Their words have since found an echo in the cabinet too. Last week, when it met to take stock of home ministry-suggested amendments to the Indian Penal Code—mostly in the nature of holding the community responsible for honour killings—the ministers were divided. Senior ones like Kamal Nath, Kapil Sibal and M.S. Gill cautioned others on the need to tread carefully as this was not a legal issue only but one that dealt with tradition. Incidentally, most cases of honour killings have come from the Jat/Gujjar belt—they constitute a formidable front and can tip the fortunes of any political party. So what the ministers were actually saying was: don’t rock the boat. As luck would have it, the matter was referred to a Group of Ministers—from where it is unlikely that a decision will emerge anytime in the near future.
But what did the ministers actually say? Well, hrd minister Kapil Sibal expressed doubts on the amendments proposed by the home ministry as he did not see them solving the problem. His point, say sources, was that the khaps in themselves were not delivering the death sentence but in censuring the marriages, only creating conditions for families to disassociate themselves from the young couple. So, to strike at the problem, would it be in the fitness of things to charge the entire khap for abetment to murder? However, he admitted, after the murders, khap panchayats are known to extol the virtues of a family that had avenged its honour, which should count as an offence. Clearly, no clear solutions were coming on this front.
Sibal was quickly joined by M.S. Gill who said that states with a sizeable population of Jats and Gujjars must be consulted before a decision was arrived at. Also, as the issue was linked to tradition, it required more than just a legal solution.
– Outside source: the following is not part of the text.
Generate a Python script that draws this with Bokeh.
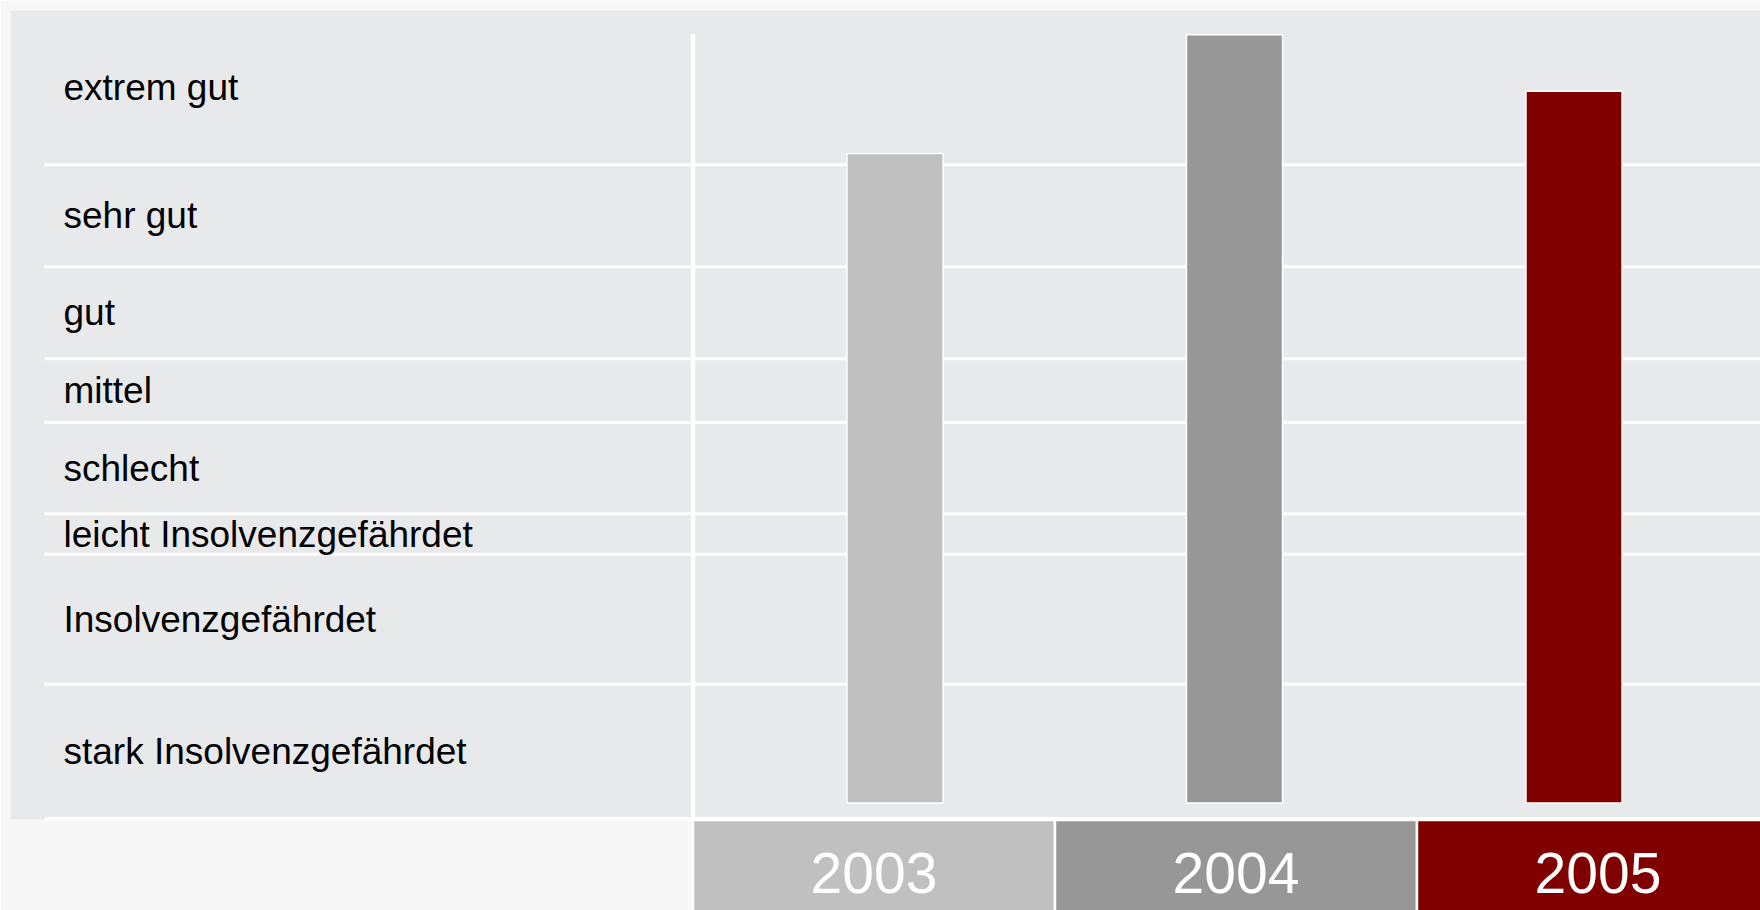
from bokeh.plotting import figure
from bokeh.models import Range1d
from bokeh.embed import file_html
from bokeh.resources import INLINE
from bokeh.core.properties import value

# ---- data -------------------------------------------------------------
ratings = ["stark Insolvenzgefährdet", "Insolvenzgefährdet", "leicht Insolvenzgefährdet",
           "schlecht", "mittel", "gut", "sehr gut", "extrem gut"]          # bottom -> top
bounds = [0, 16.6, 32.7, 37.7, 49.0, 56.9, 68.3, 80.9, 100]               # band limits (rating scale)
years = ["2003", "2004", "2005"]
scores = [82.3, 97.0, 90.0]
bar_base = 1.9
colors = ["#c0c0c0", "#979797", "#800000"]

# ---- layout constants ---------------------------------------------------
PANEL = "#e8e9eb"
PAGE = "#f7f7f7"
FONT = "Liberation Sans"

p = figure(width=1760, height=910,
           x_range=Range1d(-1.8854, 2.9489), y_range=Range1d(-11.39, 100),
           min_border_left=10, min_border_top=10, min_border_right=0, min_border_bottom=0,
           x_axis_location=None, y_axis_location=None,
           toolbar_location=None, output_backend="svg")
p.extra_x_ranges = {"bars": Range1d(-2.6053, 2.5493)}
p.grid.visible = False
p.outline_line_color = None
p.background_fill_color = PAGE
p.border_fill_color = PAGE

# grey panel
p.quad(left=-2.5, right=3.5, bottom=bounds[0] - 0.1, top=bounds[-1] + 1,
       fill_color=PANEL, line_color=None)

# band separators
p.segment(x0=-1.7914, x1=3.5, y0=bounds[:-1], y1=bounds[:-1],
          line_color="white", line_width=3)

# vertical divider
p.segment(x0=0, x1=0, y0=bounds[0] - 0.2, y1=97.07, line_color="white", line_width=4.5)

# rating labels (centred in their bands)
mids = [(bounds[i] + bounds[i + 1]) / 2 for i in range(len(ratings))]
p.text(x=-1.739, y=mids, text=ratings, text_font=value(FONT), text_font_size="37px",
       text_color="#000000", text_align="left", text_baseline="middle")

# bars
idx = list(range(len(years)))
p.vbar(x=idx, width=0.283, bottom=bar_base, top=scores, fill_color=colors,
       line_color="white", line_width=1.5, x_range_name="bars")

# year header boxes
p.quad(left=idx, right=[i + 1 for i in idx], top=-0.2, bottom=-20,
       fill_color=colors, line_color="white", line_width=2.5)
p.text(x=[i + 0.5 for i in idx], y=-6.8, text=years, text_font=value(FONT),
       text_font_size="57px", text_color="white", text_align="center",
       text_baseline="middle")

html = file_html(p, INLINE)
html = html.replace("<body>", '<body style="background-color:%s;">' % PAGE, 1)
open("out.html", "w").write(html)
Gill said that laws should be simplified so that matters could be dealt with at the local police level.
While Gill seemed to hint at a community backlash if hasty steps were taken to rein in the khaps, Kamal Nath cautioned colleagues on the need for clear laws on the subject. He said it was for the home ministry to take the steps required to check the killings. “There is no way one cannot condemn the killings,” he said.
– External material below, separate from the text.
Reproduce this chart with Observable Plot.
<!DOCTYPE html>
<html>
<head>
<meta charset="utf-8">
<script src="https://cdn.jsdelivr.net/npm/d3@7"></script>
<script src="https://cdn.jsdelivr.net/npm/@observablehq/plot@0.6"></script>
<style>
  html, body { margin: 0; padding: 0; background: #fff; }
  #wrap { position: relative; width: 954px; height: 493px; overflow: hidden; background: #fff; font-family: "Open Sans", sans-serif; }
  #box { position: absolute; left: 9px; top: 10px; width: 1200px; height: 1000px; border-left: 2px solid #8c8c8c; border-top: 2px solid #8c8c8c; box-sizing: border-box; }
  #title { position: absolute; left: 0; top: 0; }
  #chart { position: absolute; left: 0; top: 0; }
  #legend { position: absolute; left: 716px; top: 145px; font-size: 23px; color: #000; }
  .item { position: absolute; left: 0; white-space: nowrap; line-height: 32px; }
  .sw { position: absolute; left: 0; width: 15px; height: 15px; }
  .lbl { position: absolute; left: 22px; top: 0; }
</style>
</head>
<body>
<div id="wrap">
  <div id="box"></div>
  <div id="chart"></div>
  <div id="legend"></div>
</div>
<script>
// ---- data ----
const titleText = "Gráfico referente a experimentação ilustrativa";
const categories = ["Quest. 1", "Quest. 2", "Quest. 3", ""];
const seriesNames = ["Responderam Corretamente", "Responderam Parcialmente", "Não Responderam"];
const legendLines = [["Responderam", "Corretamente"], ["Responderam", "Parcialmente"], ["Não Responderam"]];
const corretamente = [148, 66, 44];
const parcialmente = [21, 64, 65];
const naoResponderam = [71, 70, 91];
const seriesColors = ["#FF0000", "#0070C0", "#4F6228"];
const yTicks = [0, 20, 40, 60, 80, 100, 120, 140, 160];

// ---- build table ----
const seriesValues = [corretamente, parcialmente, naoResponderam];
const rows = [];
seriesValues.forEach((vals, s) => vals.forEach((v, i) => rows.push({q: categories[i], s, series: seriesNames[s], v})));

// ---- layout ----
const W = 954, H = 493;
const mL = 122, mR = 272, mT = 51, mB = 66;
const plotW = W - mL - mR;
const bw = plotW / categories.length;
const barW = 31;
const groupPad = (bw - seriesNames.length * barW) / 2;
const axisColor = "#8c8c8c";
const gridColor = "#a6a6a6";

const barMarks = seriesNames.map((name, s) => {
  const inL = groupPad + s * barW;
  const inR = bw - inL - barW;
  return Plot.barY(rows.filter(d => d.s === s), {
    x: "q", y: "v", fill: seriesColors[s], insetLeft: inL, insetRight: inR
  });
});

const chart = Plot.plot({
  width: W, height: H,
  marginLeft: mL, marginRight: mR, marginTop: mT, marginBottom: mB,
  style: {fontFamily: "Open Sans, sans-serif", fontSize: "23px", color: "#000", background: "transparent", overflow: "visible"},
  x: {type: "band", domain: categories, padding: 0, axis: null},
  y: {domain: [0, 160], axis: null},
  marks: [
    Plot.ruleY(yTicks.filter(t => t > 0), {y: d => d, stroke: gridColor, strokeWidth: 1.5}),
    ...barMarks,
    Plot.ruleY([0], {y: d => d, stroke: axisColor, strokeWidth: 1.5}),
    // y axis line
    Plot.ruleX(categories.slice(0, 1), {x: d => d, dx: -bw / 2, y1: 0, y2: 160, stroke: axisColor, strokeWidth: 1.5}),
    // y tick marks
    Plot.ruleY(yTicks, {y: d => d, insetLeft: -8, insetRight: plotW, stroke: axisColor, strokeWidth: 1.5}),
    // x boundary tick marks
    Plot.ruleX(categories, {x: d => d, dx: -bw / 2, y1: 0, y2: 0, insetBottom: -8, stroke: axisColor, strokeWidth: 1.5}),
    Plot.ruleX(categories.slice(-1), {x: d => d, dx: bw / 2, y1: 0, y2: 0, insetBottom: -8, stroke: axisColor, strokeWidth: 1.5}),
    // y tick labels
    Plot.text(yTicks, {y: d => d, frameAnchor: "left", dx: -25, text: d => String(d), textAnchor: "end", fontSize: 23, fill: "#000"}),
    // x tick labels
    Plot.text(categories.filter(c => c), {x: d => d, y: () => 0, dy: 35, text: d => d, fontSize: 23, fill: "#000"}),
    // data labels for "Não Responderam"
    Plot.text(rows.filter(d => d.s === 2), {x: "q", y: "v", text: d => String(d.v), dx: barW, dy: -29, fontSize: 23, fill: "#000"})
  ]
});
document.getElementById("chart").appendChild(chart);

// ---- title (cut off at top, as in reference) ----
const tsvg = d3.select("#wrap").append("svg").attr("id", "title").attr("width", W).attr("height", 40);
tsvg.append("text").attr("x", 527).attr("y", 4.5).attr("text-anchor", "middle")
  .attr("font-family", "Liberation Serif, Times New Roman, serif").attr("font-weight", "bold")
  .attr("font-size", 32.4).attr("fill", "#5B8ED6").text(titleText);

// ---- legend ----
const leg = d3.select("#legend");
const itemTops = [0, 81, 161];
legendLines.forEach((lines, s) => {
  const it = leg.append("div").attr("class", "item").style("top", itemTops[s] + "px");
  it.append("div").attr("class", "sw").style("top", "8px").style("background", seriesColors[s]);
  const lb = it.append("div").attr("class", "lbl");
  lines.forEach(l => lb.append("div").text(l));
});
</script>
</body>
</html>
The rumblings within the cabinet has left academic Prem Chowdhry, a Jat herself, deeply worried. She feels the cabinet has betrayed the sentiments of all women by not acting. She says the khaps are part of a society where individuals take action on the basis of an ideology that the khap exhorts people to follow. “The khaps claim they are the supreme constitution...so they can actually give an order to stop the killings. They haven’t said a word to either condemn the act or criticise any family that has killed in the name of honour.”
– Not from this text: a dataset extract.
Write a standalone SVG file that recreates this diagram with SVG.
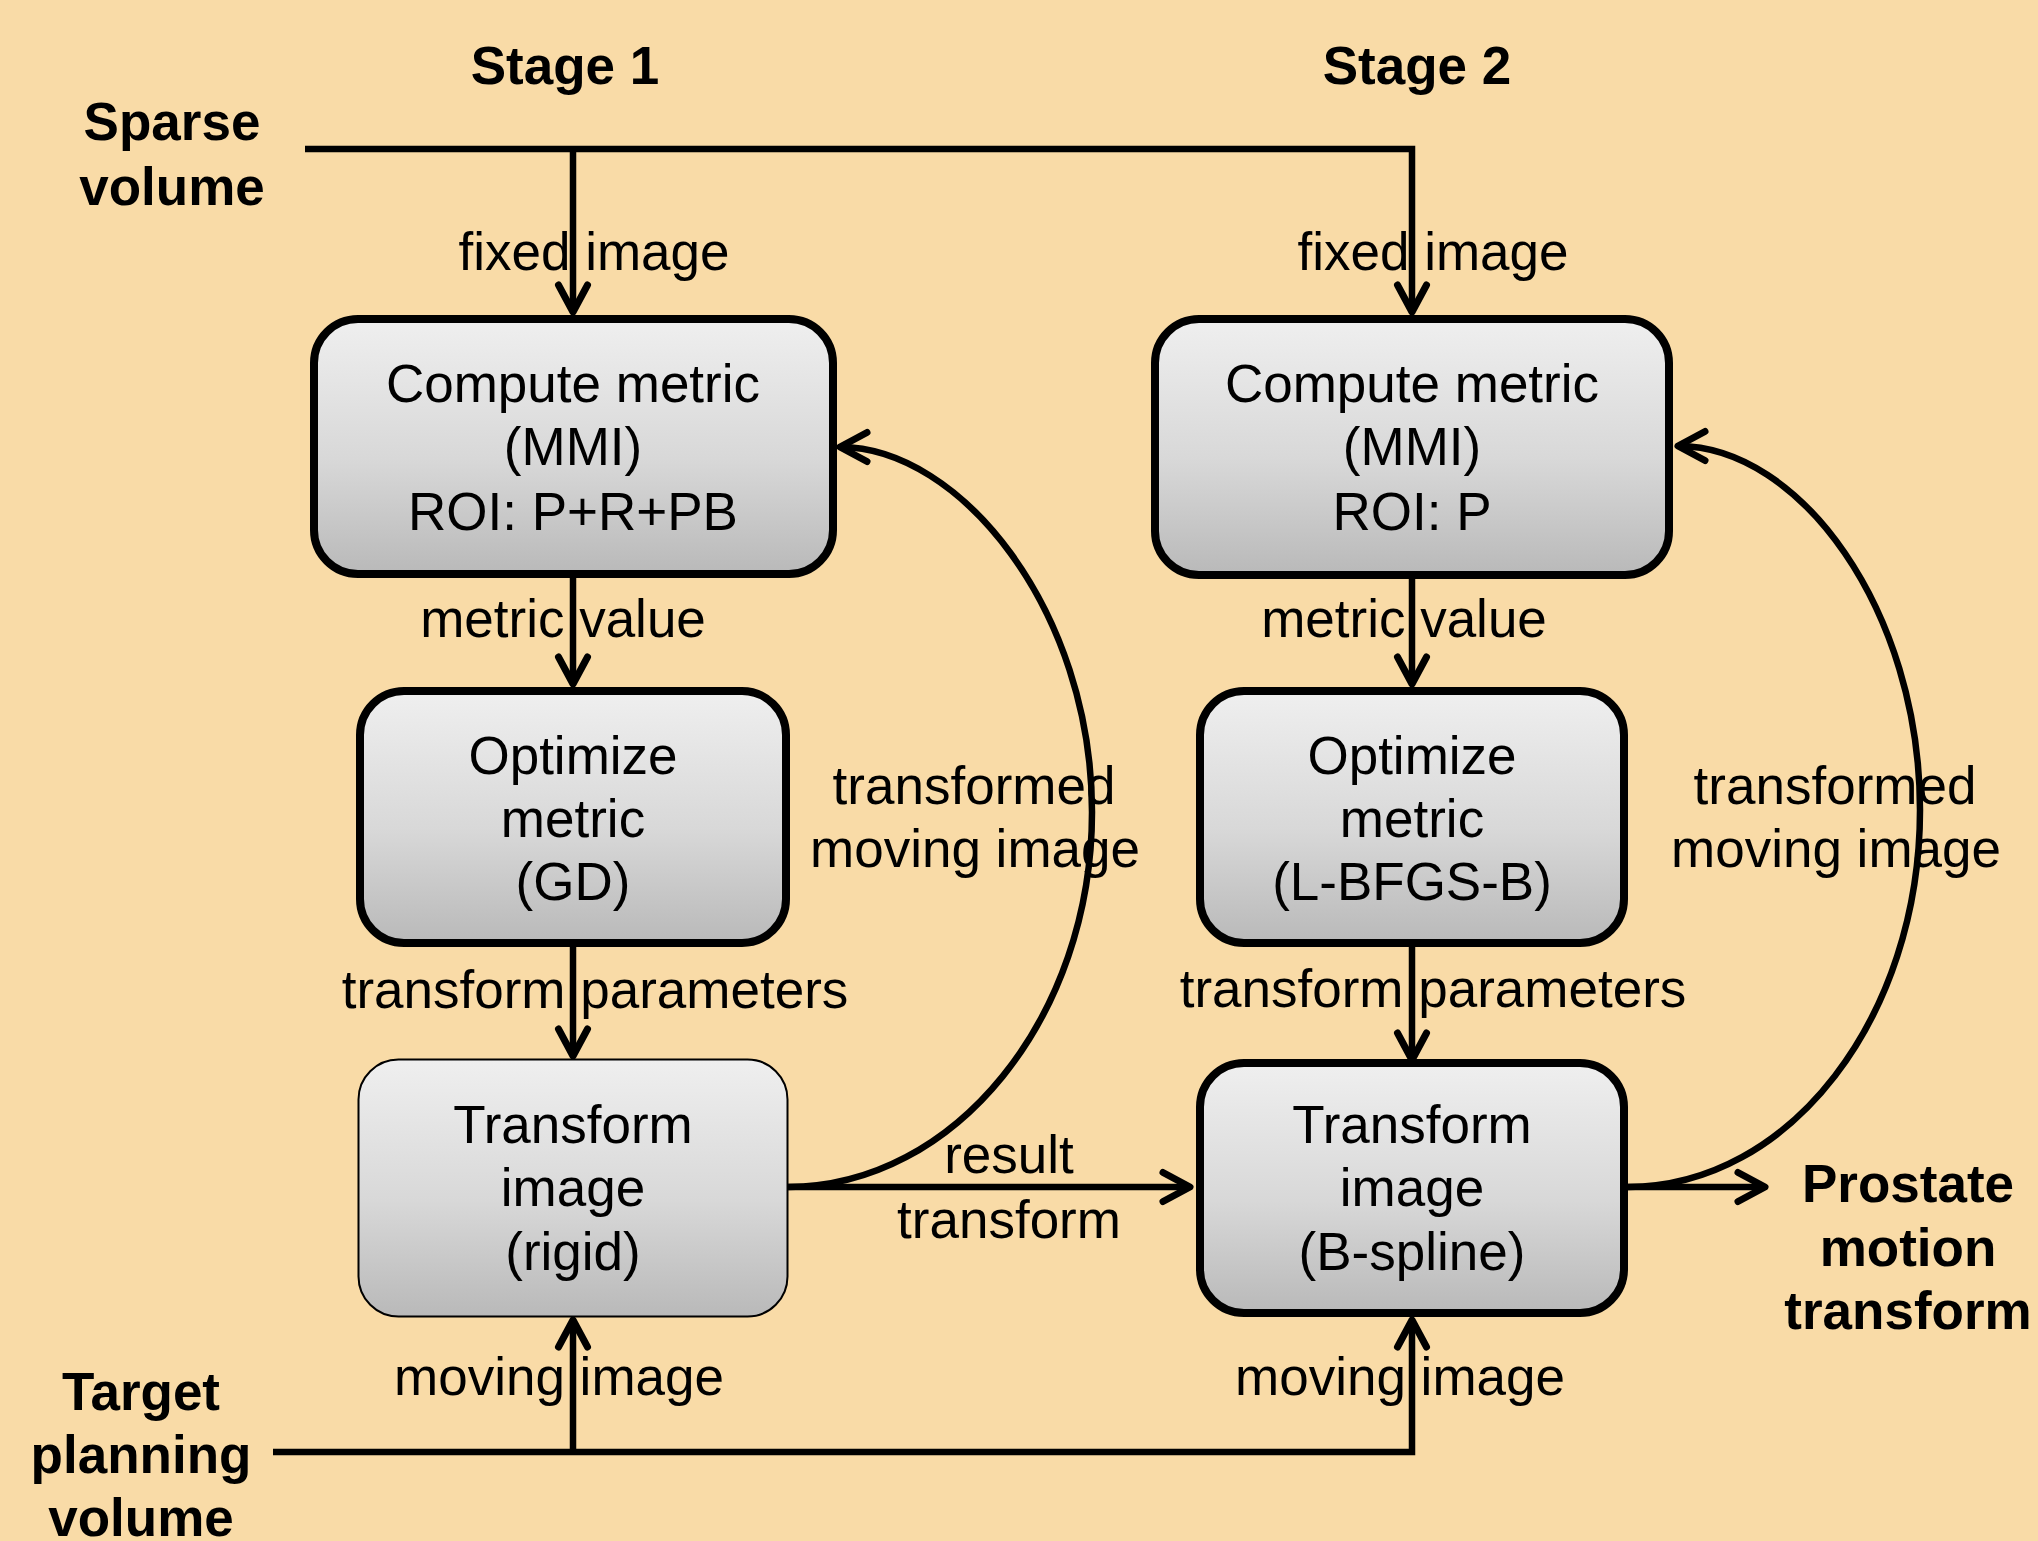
<svg xmlns="http://www.w3.org/2000/svg" width="2038" height="1541" viewBox="0 0 2038 1541">
  <defs>
    <linearGradient id="boxFill" x1="0" y1="0" x2="0" y2="1">
      <stop offset="0" stop-color="#efefef"/>
      <stop offset="0.55" stop-color="#d8d8d8"/>
      <stop offset="1" stop-color="#b9b9b9"/>
    </linearGradient>
    <marker id="chev" markerUnits="userSpaceOnUse" markerWidth="80" markerHeight="80" refX="0" refY="0" orient="auto" overflow="visible">
      <path d="M-27,-14.5 L0,0 L-27,14.5" fill="none" stroke="#000" stroke-width="7" stroke-linecap="round" stroke-linejoin="round"/>
    </marker>
    <style>
      .box { fill: url(#boxFill); stroke: #000; stroke-width: 8; }
      .box-thin { fill: url(#boxFill); stroke: #000; stroke-width: 2; }
      .lbl { font-family: "Liberation Sans", Arial, sans-serif; font-size: 53px; fill: #000; text-anchor: middle; }
      .bold { font-weight: bold; }
      .wire { fill: none; stroke: #000; stroke-width: 6.5; stroke-linejoin: miter; }
      .arrow { marker-end: url(#chev); }
    </style>
  </defs>

  <rect width="2038" height="1541" fill="#f9dba7"/>

  <!-- headings and side labels -->
  <g id="headings">
    <text class="lbl bold" x="565" y="84">Stage 1</text>
    <text class="lbl bold" x="1417" y="84">Stage 2</text>
  </g>
  <g id="sparse-volume">
    <text class="lbl bold" x="172" y="140">Sparse</text>
    <text class="lbl bold" x="172" y="205">volume</text>
  </g>
  <g id="target-volume">
    <text class="lbl bold" x="141" y="1410">Target</text>
    <text class="lbl bold" x="141" y="1473">planning</text>
    <text class="lbl bold" x="141" y="1536">volume</text>
  </g>
  <g id="prostate-transform">
    <text class="lbl bold" x="1908" y="1202">Prostate</text>
    <text class="lbl bold" x="1908" y="1266">motion</text>
    <text class="lbl bold" x="1908" y="1329">transform</text>
  </g>

  <!-- connectors -->
  <g id="connectors">
    <path class="wire arrow" d="M305,149 H1412 V312"/>
    <path class="wire arrow" d="M573,149 V312"/>
    <path class="wire arrow" d="M573,578 V684"/>
    <path class="wire arrow" d="M1412,579 V684"/>
    <path class="wire arrow" d="M573,947 V1056"/>
    <path class="wire arrow" d="M1412,947 V1060"/>
    <path class="wire arrow" d="M273,1452 H1412 V1320"/>
    <path class="wire arrow" d="M573,1452 V1320"/>
    <path class="wire arrow" d="M788,1187 H1190"/>
    <path class="wire arrow" d="M1628,1187 H1765"/>
    <path class="wire arrow" d="M788,1187 C955,1187 1092,1017 1092,812 C1092,610 960,447 840,447"/>
    <path class="wire arrow" d="M1628,1187 C1790,1187 1920,1017 1920,810 C1920,610 1800,446 1678,446"/>
  </g>

  <!-- connector labels -->
  <g id="connector-labels">
    <text class="lbl" x="594" y="270">fixed image</text>
    <text class="lbl" x="1433" y="270">fixed image</text>
    <text class="lbl" x="563" y="637">metric value</text>
    <text class="lbl" x="1404" y="637">metric value</text>
    <text class="lbl" x="595" y="1008">transform parameters</text>
    <text class="lbl" x="1433" y="1007">transform parameters</text>
    <text class="lbl" x="559" y="1395">moving image</text>
    <text class="lbl" x="1400" y="1395">moving image</text>
    <text class="lbl" x="1009" y="1173">result</text>
    <text class="lbl" x="1009" y="1238">transform</text>
    <text class="lbl" x="974" y="804">transformed</text>
    <text class="lbl" x="975" y="867">moving image</text>
    <text class="lbl" x="1835" y="804">transformed</text>
    <text class="lbl" x="1836" y="867">moving image</text>
  </g>

  <!-- stage 1 nodes -->
  <g id="compute-metric-1">
    <rect class="box" x="314" y="319" width="519" height="255" rx="44"/>
    <text class="lbl" x="573" y="402">Compute metric</text>
    <text class="lbl" x="573" y="465">(MMI)</text>
    <text class="lbl" x="573" y="530">ROI: P+R+PB</text>
  </g>
  <g id="optimize-metric-1">
    <rect class="box" x="360" y="691" width="426" height="252" rx="44"/>
    <text class="lbl" x="573" y="774">Optimize</text>
    <text class="lbl" x="573" y="837">metric</text>
    <text class="lbl" x="573" y="900">(GD)</text>
  </g>
  <g id="transform-image-1">
    <rect class="box-thin" x="358.5" y="1059.5" width="429" height="257" rx="40"/>
    <text class="lbl" x="573" y="1143">Transform</text>
    <text class="lbl" x="573" y="1206">image</text>
    <text class="lbl" x="573" y="1270">(rigid)</text>
  </g>

  <!-- stage 2 nodes -->
  <g id="compute-metric-2">
    <rect class="box" x="1155" y="319" width="514" height="256" rx="44"/>
    <text class="lbl" x="1412" y="402">Compute metric</text>
    <text class="lbl" x="1412" y="465">(MMI)</text>
    <text class="lbl" x="1412" y="530">ROI: P</text>
  </g>
  <g id="optimize-metric-2">
    <rect class="box" x="1200" y="691" width="424" height="252" rx="44"/>
    <text class="lbl" x="1412" y="774">Optimize</text>
    <text class="lbl" x="1412" y="837">metric</text>
    <text class="lbl" x="1412" y="900">(L-BFGS-B)</text>
  </g>
  <g id="transform-image-2">
    <rect class="box" x="1200" y="1063" width="424" height="250" rx="44"/>
    <text class="lbl" x="1412" y="1143">Transform</text>
    <text class="lbl" x="1412" y="1206">image</text>
    <text class="lbl" x="1412" y="1270">(B-spline)</text>
  </g>
</svg>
Within the community, Prem’s views, of course, are in a minority. Ghatwala khap (in neighbouring Haryana) head Baljit Singh Mallik says allowing such marriages means saying yes to incest. Mallik and his ilk are going to descend on the prime minister’s house on July 21 to press upon him the importance of amending the Hindu Marriage Act, 1955, to include a proviso—a ban on same-gotra marriages. Mallik even goes on to suggest that the Constitution is also an expression of traditions and customs and must reflect that! He goes quiet though when asked why khap panchayats have not condemned the killings or issued orders to stop them, instead of valorising family members.
So it’s a dead end. The killings are expected to continue for young love, same-gotra marriages certainly won’t be stopped by legislation or social bullying. And till the GoM takes a call, the government won’t bring in a law that gives couples protection and reins in the khaps.